The Rover P5 is sturdy enough to be a popular choice for banger racing.

A Rover P5 3-litre was the seventh of the "Magnificent Seven" finishers in the 1963 Safari Rally. One humorous theory is that the car was so heavy that it sank through the mud until it found bedrock.

== Royal P5 and P5Bs ==
In some respects it is difficult to establish exactly how many Rover P5s Queen Elizabeth II had because she had arranged to carry forward her personal number plates JGY 280 on most of her private cars, with the exception of her last P5B which was JGY 280K.
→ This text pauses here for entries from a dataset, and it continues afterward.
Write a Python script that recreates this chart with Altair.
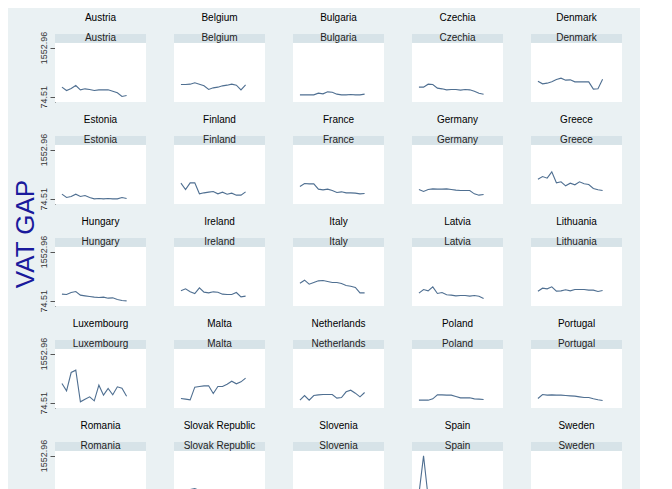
import altair as alt
import pandas as pd

years = list(range(2008, 2023))

countries = [
    "Austria", "Belgium", "Bulgaria", "Czechia", "Denmark",
    "Estonia", "Finland", "France", "Germany", "Greece",
    "Hungary", "Ireland", "Italy", "Latvia", "Lithuania",
    "Luxembourg", "Malta", "Netherlands", "Poland", "Portugal",
    "Romania", "Slovak Republic", "Slovenia", "Spain", "Sweden",
]

vat_gap = {
    "Austria": [365, 265, 325, 415, 285, 315, 295, 265, 285, 285, 285, 245, 195, 85, 115],
    "Belgium": [445, 445, 455, 495, 455, 405, 295, 345, 365, 405, 425, 455, 425, 285, 435],
    "Bulgaria": [135, 135, 135, 135, 185, 165, 225, 215, 155, 135, 135, 145, 135, 135, 155],
    "Czechia": [365, 365, 455, 445, 335, 315, 285, 295, 295, 275, 295, 285, 245, 185, 155],
    "Denmark": [545, 465, 485, 525, 595, 635, 575, 585, 525, 525, 525, 525, 305, 315, 605],
    "Estonia": [215, 115, 145, 215, 145, 175, 115, 75, 85, 75, 85, 75, 75, 115, 85],
    "Finland": [545, 355, 555, 555, 225, 255, 275, 295, 225, 275, 215, 245, 185, 185, 285],
    "France": [445, 535, 525, 525, 365, 345, 365, 325, 265, 285, 255, 255, 245, 225, 235],
    "Germany": [355, 295, 355, 375, 365, 365, 375, 355, 335, 325, 325, 325, 225, 185, 205],
    "Greece": [665, 745, 695, 885, 555, 585, 465, 545, 495, 585, 525, 505, 385, 345, 325],
    "Hungary": [275, 265, 325, 355, 245, 225, 205, 185, 175, 185, 155, 165, 115, 85, 75],
    "Ireland": [375, 435, 345, 295, 465, 335, 315, 345, 335, 275, 265, 265, 325, 195, 215],
    "Italy": [605, 695, 575, 625, 675, 685, 655, 625, 625, 595, 535, 515, 475, 315, 315],
    "Latvia": [305, 415, 375, 495, 295, 325, 255, 245, 225, 235, 235, 215, 235, 215, 145],
    "Lithuania": [365, 455, 435, 495, 365, 375, 405, 375, 415, 415, 415, 395, 395, 355, 385],
    "Luxembourg": [655, 435, 985, 1055, 105, 185, 255, 135, 605, 305, 505, 315, 555, 515, 275],
    "Malta": [205, 185, 165, 545, 565, 585, 585, 355, 565, 565, 635, 725, 645, 705, 815],
    "Netherlands": [155, 295, 155, 295, 315, 325, 325, 325, 215, 235, 405, 455, 365, 255, 385],
    "Poland": [155, 155, 155, 195, 315, 315, 305, 305, 265, 225, 225, 225, 195, 185, 175],
    "Portugal": [205, 325, 305, 315, 305, 305, 295, 285, 275, 255, 235, 235, 195, 165, 145],
    "Romania": [315, 355, 415, 465, 325, 355, 375, 325, 325, 315, 315, 365, 395, 435, 445],
    "Slovak Republic": [425, 495, 535, 565, 505, 455, 455, 455, 325, 275, 275, 285, 275, 275, 325],
    "Slovenia": [225, 235, 235, 225, 215, 165, 215, 205, 155, 145, 155, 175, 165, 155, 275],
    "Spain": [395, 1545, 295, 365, 195, 225, 195, 195, 165, 195, 185, 195, 155, 155, 155],
    "Sweden": [165, 145, 155, 165, 325, 205, 185, 205, 175, 225, 165, 185, 185, 305, 335],
}

y_ticks = [74.51, 567.33, 1060.14, 1552.96]
x_ticks = [2010, 2015, 2020, 2025]

rows = []
for c in countries:
    for yr, v in zip(years, vat_gap[c]):
        rows.append({"country": c, "year": yr, "gap": v})
df = pd.DataFrame(rows)

x_scale = alt.Scale(domain=[2006.5, 2026.2], nice=False)
y_scale = alt.Scale(domain=[-80, 1960], nice=False)

plot_bg = alt.Chart().mark_rect(color="white").encode(
    x=alt.value(0), x2=alt.value(91),
    y=alt.datum(-80), y2=alt.datum(1710),
)

band = alt.Chart().mark_rect(color="#d7e3e8").encode(
    x=alt.value(0), x2=alt.value(91),
    y=alt.datum(1710), y2=alt.datum(1960),
)

line = alt.Chart().mark_line(color="#4f6f91", strokeWidth=1.1).encode(
    x=alt.X("year:Q", scale=x_scale, title=None,
            axis=alt.Axis(values=x_ticks, format="d", grid=False)),
    y=alt.Y("gap:Q", scale=y_scale, title=None,
            axis=alt.Axis(values=y_ticks, labelAngle=270, labelAlign="center",
                          labelBaseline="bottom", zindex=1,
                          labelExpr="datum.value < 100 || datum.value > 1500 ? format(datum.value, '.2f') : ''")),
)

label = alt.Chart().transform_filter("datum.year == 2008").mark_text(
    fontSize=10, font="Liberation Sans", color="#222"
).encode(x=alt.value(45.5), y=alt.datum(1835), text="country:N")

panels = (
    alt.layer(plot_bg, band, line, label, data=df)
    .properties(width=91, height=68)
    .facet(facet=alt.Facet("country:N", sort=countries, header=alt.Header(labels=False), title=None),
           columns=5, spacing={"row": 13, "column": 28})
)

title_df = pd.DataFrame({"t": ["VAT GAP"]})
y_title = alt.Chart(title_df).mark_text(
    angle=270, fontSize=26, color="#1a1a9c"
).encode(x=alt.value(12), y=alt.value(200), text="t:N").properties(width=24, height=400)

x_df = pd.DataFrame({"t": ["YEAR"]})
x_title = alt.Chart(x_df).mark_text(
    fontSize=26, color="#1a1a9c"
).encode(x=alt.value(300), y=alt.value(14), text="t:N").properties(width=580, height=30)

chart = (
    alt.hconcat(y_title, alt.vconcat(panels, x_title, spacing=2), spacing=0)
    .configure(background="#eaf1f3", font="Liberation Sans")
    .configure_view(stroke=None)
    .configure_header(labels=False)
    .configure_headerFacet(labels=False)
    .configure_axis(labelFontSize=9, labelColor="#333", tickColor="#555", domainColor="#555",
                    gridColor="#eef2f4", labelPadding=2)
)

chart.save("out.html", embed_options={"renderer": "svg", "actions": False})
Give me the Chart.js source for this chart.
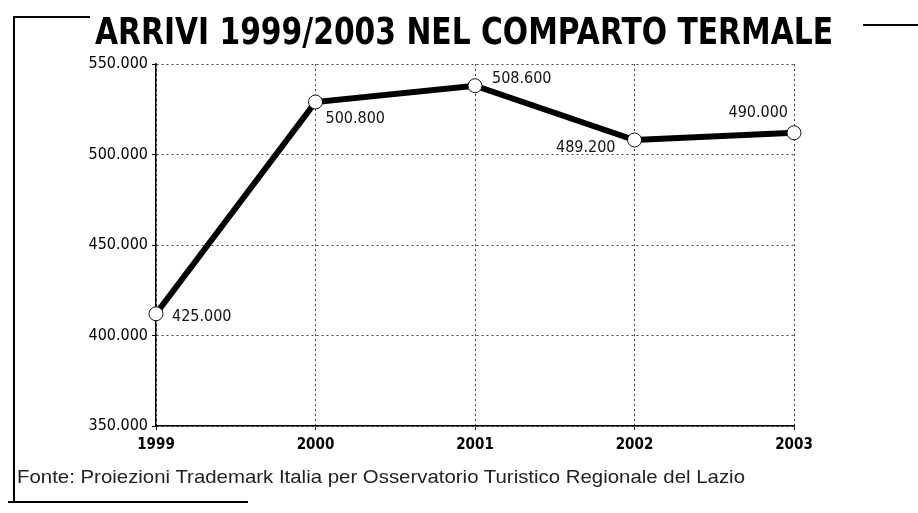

In February 1961 the Queen took delivery of her first Rover P5 3 litre Mk 1 which was registered JGY 280 and finished in dark green. In May 1961 the Queen Mother took delivery of a similar 3 litre car registered VUL 4. Neither car was obviously different from standard specification, although VUL 4 did carry a discreet identifying lamp at the base of its roof-mounted radio aerial and was illuminated when in use by a member of the Royal family. This was to allow the police on point duty to quickly identify and usher the Royal Rover through the traffic.

In 1963 the Queen took delivery of the first of two 3 Litre Mk 2 cars, the first carrying forward the personal number plate JGY 280 with the second Mk 2 being built rather later, finished in Pine Green, and registered 155 HYU. This was an additional car, not a replacement, and delivered to the Royal Estate at Sandringham and is still housed in the Royal Mews and is on display for visitors to see, among other Royal vehicles.

It is clear that the Queen had considered the Rover P5 her favourite car during the 1960s and when the 3-litre models were no longer available, she took delivery of her first P5B replacement. Rover records suggest that just two P5Bs were delivered for her personal use and both were saloons, although other P5Bs were undoubtedly used by the Royal Household more generally.

The first of these two cars was VIN 84007057D, which was finished in a special dark green (Recorded as T&N Dark Green) which she specifically requested and it was delivered towards the end of January 1971 with the registration number JGY 280.

The Queen's second car was also in the T&N Dark Green and was VIN 84100723D – the last P5B manufactured in 1973 but not delivered to the Queen until March 1974, as it had a number of modifications as a consequence of the Irish Troubles. The Queen appears to have wanted to retain her private registration JGY 280 which had been on all of her earlier Rovers, but the car was given the contemporary number of JGY 280K – presumably because that was less conspicuous for a car which she used to drive unaccompanied on public roads. As of 1997, both cars were still owned by the Queen and retained at the Gaydon Motor Heritage Museum.